A man has been found guilty of setting fire to a school in Rudheath, Northwich, stalking teachers working there and setting fire to a house as part of his personal crusade to ‘protect children’.
Phillip Day, of Saltash Close, Runcorn, was today [Tuesday 19 February] convicted of arson being reckless as to whether life was endangered, arson and two counts of stalking after a six-week trial at Chester Crown Court.
The 55-year-old was found not guilty of one count of burglary at the same trial.
The case dates back to 2010, when Day made unfounded allegations against a teacher from the University of Chester Academy Northwich (UCAN), which was formally known as Rudheath High School.
An investigation was carried out by the Cheshire Police Public Protection Directorate, but the claims were never substantiated.
Not satisfied with the outcome, and believing that there had been a cover-up, Day decided to launch a personal crusade in a bid to achieve his own justice.
Over the following years Day stalked the school and those working within it, specifically focusing on the headteacher and the teacher that he had made the original allegations against.
During this time he posted a number of messages and videos on social media naming the teacher – he also falsely claimed that children had been harmed at the academy.
Day went as far as warning parents against sending their children to the school as they were attending an open evening for prospective pupils.
His mission came to a head in the early hours of Sunday 25 February 2018, when he deliberately set fire to the school.
The roof of the building was set alight in 17 different locations – Day systematically removed roof tiles and pierced the felt before pouring petrol inside and lighting it.
He was seen by people living nearby calmly strolling around the school grounds carrying a jerrycan as the roof was on fire.
Two local residents took it upon themselves to locate Day as he left the site. They saw him running across a road outside the school before losing sight of him.
The couple then saw a red Volvo drive away from the scene and noted down the registration number. Police traced this vehicle as being registered to Day’s wife.
Day was later arrested in relation to the incident.
When he was arrested he was in possession of the keys to the car and the vehicle itself was located in a cul-de-sac near to his home.
Following his arrest, Day refused to answer any questions put to him by officers.

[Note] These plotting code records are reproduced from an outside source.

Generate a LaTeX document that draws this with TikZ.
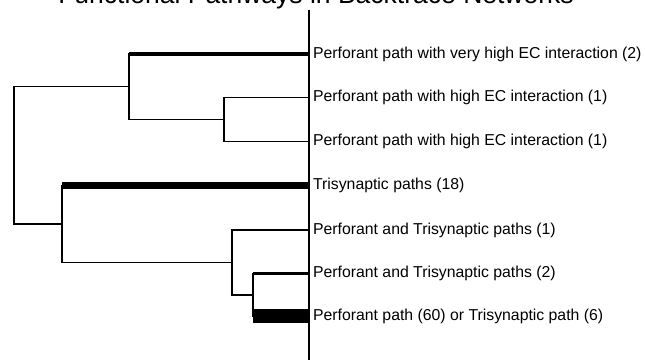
\documentclass[tikz,border=0pt]{standalone}
\usepackage{fontspec}
\setmainfont{Liberation Sans}
\begin{document}
\begin{tikzpicture}[x=1pt, y=-1pt, line width=1.2pt, font=\fontsize{15.8}{18}\selectfont,
  leaf/.style={anchor=west, inner xsep=3.5pt, inner ysep=0pt}]
  \useasboundingbox (0,0) rectangle (645,360);
  \node (title) [anchor=base, font=\fontsize{26.5}{30}\selectfont] at (316,3.5) {Functional Pathways in Backtrace Networks};
  \draw (309,9.5) -- (309,360);
  \foreach \n/\y/\t in {l1/54/Perforant path with very high EC interaction (2), l2/97.5/Perforant path with high EC interaction (1), l3/141.3/Perforant path with high EC interaction (1), l4/185.5/Trisynaptic paths (18), l5/230/Perforant and Trisynaptic paths (1), l6/273.8/Perforant and Trisynaptic paths (2), l7/316/Perforant path (60) or Trisynaptic path (6)}
    \node (\n) [leaf] at (309,\y) {\t};
  \coordinate (B) at (224,119.4);
  \coordinate (A) at (129,86.7);
  \coordinate (E) at (253,294.9);
  \coordinate (D) at (232,262.5);
  \coordinate (C) at (62,224);
  \coordinate (R) at (14,155.4);
  \foreach \p/\a/\b in {R/A/C, A/l1/B, B/l2/l3, C/l4/D, D/l5/E, E/l6/l7}
    \draw[line cap=rect] (\p |- \a) -- (\p |- \b);
  \foreach \p/\c/\w in {A/l1.west/3.2, A/B/1.2, B/l2.west/1.2, B/l3.west/1.2, R/A/1.2, R/C/1.2, C/l4.west/7, C/D/1.2, D/l5.west/1.2, D/E/1.2, E/l6.west/3, E/l7.west/13.4}
    \draw[line width=\w pt] (\p |- \c) -- (\c);
\end{tikzpicture}
\end{document}
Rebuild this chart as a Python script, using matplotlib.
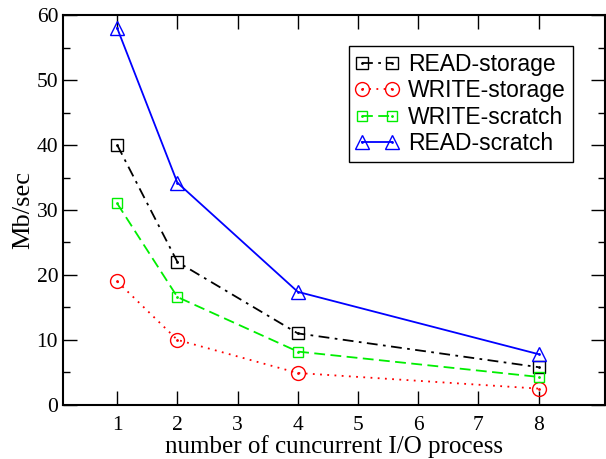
import matplotlib
matplotlib.use("Agg")
import matplotlib.pyplot as plt
from matplotlib.ticker import MultipleLocator
from matplotlib.legend_handler import HandlerTuple

# values
procs = [1, 2, 4, 8]
read_storage = [40, 22, 11, 5.8]
write_storage = [19, 10, 4.9, 2.5]
write_scratch = [31, 16.6, 8.2, 4.3]
read_scratch = [58, 34.2, 17.4, 7.8]
xticks = [1, 2, 3, 4, 5, 6, 7, 8]

plt.rcParams['font.family'] = ['Liberation Serif', 'DejaVu Serif']

fig = plt.figure(figsize=(6.06, 4.59), dpi=100)
ax = fig.add_axes([0.104, 0.118, 0.894, 0.849])

series = [
    (read_storage, 'READ-storage', 'black', (0, (6, 3, 1.5, 3)), 's', 8.5),
    (write_storage, 'WRITE-storage', 'red', (0, (1, 3)), 'o', 10),
    (write_scratch, 'WRITE-scratch', '#00ee00', (0, (6, 3)), 's', 7.5),
    (read_scratch, 'READ-scratch', 'blue', '-', '^', 9.5),
]

handles = []
for vals, name, col, ls, mk, ms in series:
    ln, = ax.plot(procs, vals, color=col, linestyle=ls, linewidth=1.3,
                  marker=mk, markersize=ms, markerfacecolor='none',
                  markeredgecolor=col, markeredgewidth=1.0)
    dot, = ax.plot(procs, vals, linestyle='none', marker='.', markersize=2,
                   color=col)
    handles.append((ln, dot))

leg = ax.legend(handles, [s[1] for s in series], loc='upper right',
                bbox_to_anchor=(0.962, 0.95), numpoints=2, handlelength=1.9,
                handletextpad=0.4, labelspacing=0.15, borderpad=0.3,
                fancybox=False, edgecolor='black', framealpha=1,
                prop={'family': 'Liberation Sans', 'size': 16.5},
                handler_map={tuple: HandlerTuple(ndivide=1)})
leg.get_frame().set_linewidth(1.0)

ax.set_xlim(0.1, 9.1)
ax.set_ylim(0, 60)
ax.set_xticks(xticks)
ax.yaxis.set_major_locator(MultipleLocator(10))
ax.yaxis.set_minor_locator(MultipleLocator(5))
ax.tick_params(which='both', direction='in', top=True, right=True,
               labelsize=15.5, width=1)
ax.tick_params(which='major', length=10)
ax.tick_params(which='minor', length=5)
ax.tick_params(axis='x', pad=8)
for s in ax.spines.values():
    s.set_linewidth(1.5)

ax.set_xlabel('number of cuncurrent I/O process', fontsize=18, labelpad=0)
ax.set_ylabel('Mb/sec', fontsize=19, labelpad=2)

fig.savefig('out.png', dpi=100)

The fire caused extensive damage to the school – it is estimated the damage will cost in the region of £2.4 million to repair.
Following his arrest in Cheshire officers were contacted by colleagues at Essex Police, who wanted to speak to Day regarding a burglary and arson at a house in Essex.
The incident was linked to a case where Day again believed that there had been a miscarriage of justice, involving a woman.
Officers discovered that Day had contacted the woman over social media and started to have an affair with her.
After forming a relationship with her, Day decided to target a man involved in the same case.
On 31 December 2017 Day drove to the man’s home in Saffron Walden and set fire to the property.
He set 15 separate fires across the building, causing £1.6 million worth of damage.
Just hours after starting the fire Day posted on social media that his New Year’s resolution was to ‘work for children’.
Following today’s verdict, Detective Constable Paul Cundy, from Northwich CID, said: “This has been a complex and lengthy investigation focusing on a number of different elements.
“Day’s actions over an eight-year period were despicable. He decided to take the law into his own hands, causing millions of pounds worth of damage to a local school with no regard for the consequences.
“This had a significant impact on teachers and pupils, with the school being forced to close whilst alternative arrangements were made.
“Without the actions of local firefighters, who not only extinguished the fire but also managed to rescue many items – including valuable school work – from inside the building, the consequences could have been far worse.
“Day also waged a campaign against two teachers, causing them a lot of upset and distress.
“I hope that the guilty verdicts provides the victims with some closure and allows them to move on with their lives.
“I would like to thank all those involved in this case and acknowledge the help of the local community, who were key in identifying Day as a suspect.
“Thankfully, as a result of a thorough investigation by officers from Northwich Local Policing Unit, and in conjunction with Essex Police, Day is now facing the consequences of his actions and a long prison sentence.”
Paul Binyon, from Cheshire Fire and Rescue Service, added: “Day’s reckless actions put the lives of local residents and firefighters at considerable risk, whilst causing major disruption to children’s education, and we welcome today's guilty verdicts.
“Arson is a serious crime and the fire at the school in Northwich was one of the worst incidents I have ever had to deal with.
“When firefighters arrived at the scene the fire had already taken hold and the building was heavily smoke logged, including an on-site flat where the caretaker had been sleeping, who suffered inhalation of smoke when discovering the fire.
“At the height of the blaze there were more than 50 firefighters involved, along with 12 fire engines, two aerial platforms, a welfare unit, a command and control unit, a high-volume pump and a number of specialist officers.
“The crews that attended the incident worked tirelessly to bring the fire under control, and as a result of their hard work, and close liaison with the UCAN staff, they were able to limit the damage that was caused to the school.”
Day will be sentenced on Friday April 12.